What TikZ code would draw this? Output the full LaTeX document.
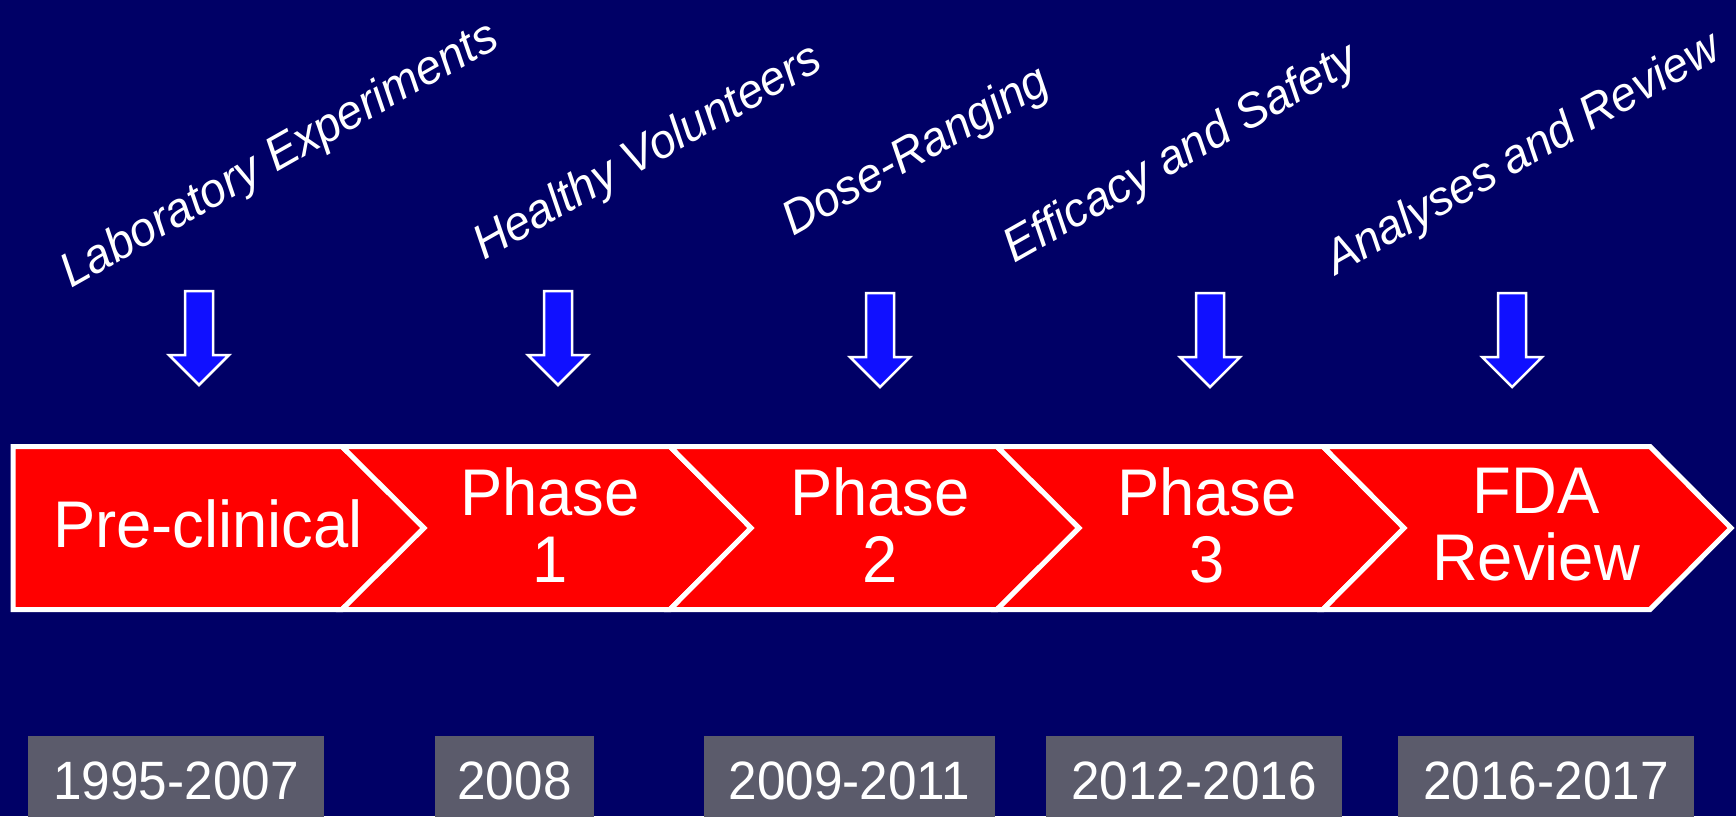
\documentclass[tikz,border=0pt]{standalone}
\usepackage{fontspec}
\setmainfont{Liberation Sans}
\newfontfamily\chevfont[FakeStretch=0.96]{Liberation Sans}
\newfontfamily\yearfont[FakeStretch=0.95]{Liberation Sans}
\newfontfamily\labfont[FakeStretch=0.97]{Liberation Sans}
\definecolor{bgnavy}{RGB}{0,0,102}
\definecolor{chevred}{RGB}{255,0,0}
\definecolor{arrblue}{RGB}{16,16,255}
\definecolor{yeargray}{RGB}{91,91,107}
\tikzset{
  chev/.style={fill=chevred, draw=white, line width=5pt, line join=miter},
  chevtext/.style={text=white, align=center, inner sep=0pt, font=\chevfont\fontsize{66}{67}\selectfont},
  downarr/.style={fill=arrblue, draw=white, line width=2.5pt, line join=miter},
  stagelabel/.style={text=white, anchor=base west, rotate=29.5, inner sep=0pt, font=\labfont\itshape\fontsize{48}{52}\selectfont},
  yearbox/.style={fill=yeargray, draw=none},
  yeartext/.style={text=white, anchor=base, inner sep=0pt, font=\yearfont\fontsize{54}{60}\selectfont},
}
\begin{document}
\begin{tikzpicture}[x=1pt,y=-1pt]
\fill[bgnavy] (0,0) rectangle (1736,816);
\useasboundingbox (0,0) rectangle (1736,816);

% chevrons
\draw[chev] (13,446.5) -- (342,446.5) -- (424,528) -- (342,609.5) -- (13,609.5) -- cycle;
\draw[chev] (342,446.5) -- (670,446.5) -- (751,528) -- (670,609.5) -- (342,609.5) -- (424,528) -- cycle;
\draw[chev] (670,446.5) -- (997,446.5) -- (1079,528) -- (997,609.5) -- (670,609.5) -- (751,528) -- cycle;
\draw[chev] (997,446.5) -- (1323,446.5) -- (1404,528) -- (1323,609.5) -- (997,609.5) -- (1079,528) -- cycle;
\draw[chev] (1323,446.5) -- (1650,446.5) -- (1731,528) -- (1650,609.5) -- (1323,609.5) -- (1404,528) -- cycle;

\node[chevtext] (pre) at (208,524) {Pre-clinical};
\node[chevtext] (ph1) at (550,525) {Phase\\1};
\node[chevtext] (ph2) at (880,525) {Phase\\2};
\node[chevtext] (ph3) at (1207,525) {Phase\\3};
\node[chevtext] (fda) at (1536,525) {FDA\\Review};

% down arrows
\foreach \cx/\t in {199/291, 558/291, 880/293, 1210/293, 1512/293}{
  \draw[downarr] (\cx-14,\t) -- (\cx+14,\t) -- (\cx+14,\t+64) -- (\cx+30,\t+64)
     -- (\cx,\t+94) -- (\cx-30,\t+64) -- (\cx-14,\t+64) -- cycle;
}

% rotated stage labels
\node[stagelabel] (lab) at (71,289) {Laboratory Experiments};
\node[stagelabel] (hv) at (484,261) {Healthy Volunteers};
\node[stagelabel] (dr) at (793,237) {Dose-Ranging};
\node[stagelabel] (es) at (1014,264) {Efficacy and Safety};
\node[stagelabel] (ar) at (1336,276) {Analyses and Review};

% year boxes
\fill[yearbox] (28,736) rectangle (324,820);
\fill[yearbox] (435,736) rectangle (594,820);
\fill[yearbox] (704,736) rectangle (995,820);
\fill[yearbox] (1046,736) rectangle (1342,820);
\fill[yearbox] (1398,736) rectangle (1694,820);
\node[yeartext] (y1) at (176,799) {1995-2007};
\node[yeartext] (y2) at (514.5,799) {2008};
\node[yeartext] (y3) at (849.5,799) {2009-2011};
\node[yeartext] (y4) at (1194,799) {2012-2016};
\node[yeartext] (y5) at (1546,799) {2016-2017};
\end{tikzpicture}
\end{document}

**TO BE DONE:** Your task is to repeat the data above exactly while excluding the pictures.

**FULL OUTPUT:**
What TikZ code would draw this? Output the full LaTeX document.
\documentclass[tikz,border=0pt]{standalone}
\usepackage{fontspec}
\setmainfont{Liberation Sans}
\newfontfamily\chevfont[FakeStretch=0.96]{Liberation Sans}
\newfontfamily\yearfont[FakeStretch=0.95]{Liberation Sans}
\newfontfamily\labfont[FakeStretch=0.97]{Liberation Sans}
\definecolor{bgnavy}{RGB}{0,0,102}
\definecolor{chevred}{RGB}{255,0,0}
\definecolor{arrblue}{RGB}{16,16,255}
\definecolor{yeargray}{RGB}{91,91,107}
\tikzset{
  chev/.style={fill=chevred, draw=white, line width=5pt, line join=miter},
  chevtext/.style={text=white, align=center, inner sep=0pt, font=\chevfont\fontsize{66}{67}\selectfont},
  downarr/.style={fill=arrblue, draw=white, line width=2.5pt, line join=miter},
  stagelabel/.style={text=white, anchor=base west, rotate=29.5, inner sep=0pt, font=\labfont\itshape\fontsize{48}{52}\selectfont},
  yearbox/.style={fill=yeargray, draw=none},
  yeartext/.style={text=white, anchor=base, inner sep=0pt, font=\yearfont\fontsize{54}{60}\selectfont},
}
\begin{document}
\begin{tikzpicture}[x=1pt,y=-1pt]
\fill[bgnavy] (0,0) rectangle (1736,816);
\useasboundingbox (0,0) rectangle (1736,816);

% chevrons
\draw[chev] (13,446.5) -- (342,446.5) -- (424,528) -- (342,609.5) -- (13,609.5) -- cycle;
\draw[chev] (342,446.5) -- (670,446.5) -- (751,528) -- (670,609.5) -- (342,609.5) -- (424,528) -- cycle;
\draw[chev] (670,446.5) -- (997,446.5) -- (1079,528) -- (997,609.5) -- (670,609.5) -- (751,528) -- cycle;
\draw[chev] (997,446.5) -- (1323,446.5) -- (1404,528) -- (1323,609.5) -- (997,609.5) -- (1079,528) -- cycle;
\draw[chev] (1323,446.5) -- (1650,446.5) -- (1731,528) -- (1650,609.5) -- (1323,609.5) -- (1404,528) -- cycle;

\node[chevtext] (pre) at (208,524) {Pre-clinical};
\node[chevtext] (ph1) at (550,525) {Phase\\1};
\node[chevtext] (ph2) at (880,525) {Phase\\2};
\node[chevtext] (ph3) at (1207,525) {Phase\\3};
\node[chevtext] (fda) at (1536,525) {FDA\\Review};

% down arrows
\foreach \cx/\t in {199/291, 558/291, 880/293, 1210/293, 1512/293}{
  \draw[downarr] (\cx-14,\t) -- (\cx+14,\t) -- (\cx+14,\t+64) -- (\cx+30,\t+64)
     -- (\cx,\t+94) -- (\cx-30,\t+64) -- (\cx-14,\t+64) -- cycle;
}

% rotated stage labels
\node[stagelabel] (lab) at (71,289) {Laboratory Experiments};
\node[stagelabel] (hv) at (484,261) {Healthy Volunteers};
\node[stagelabel] (dr) at (793,237) {Dose-Ranging};
\node[stagelabel] (es) at (1014,264) {Efficacy and Safety};
\node[stagelabel] (ar) at (1336,276) {Analyses and Review};

% year boxes
\fill[yearbox] (28,736) rectangle (324,820);
\fill[yearbox] (435,736) rectangle (594,820);
\fill[yearbox] (704,736) rectangle (995,820);
\fill[yearbox] (1046,736) rectangle (1342,820);
\fill[yearbox] (1398,736) rectangle (1694,820);
\node[yeartext] (y1) at (176,799) {1995-2007};
\node[yeartext] (y2) at (514.5,799) {2008};
\node[yeartext] (y3) at (849.5,799) {2009-2011};
\node[yeartext] (y4) at (1194,799) {2012-2016};
\node[yeartext] (y5) at (1546,799) {2016-2017};
\end{tikzpicture}
\end{document}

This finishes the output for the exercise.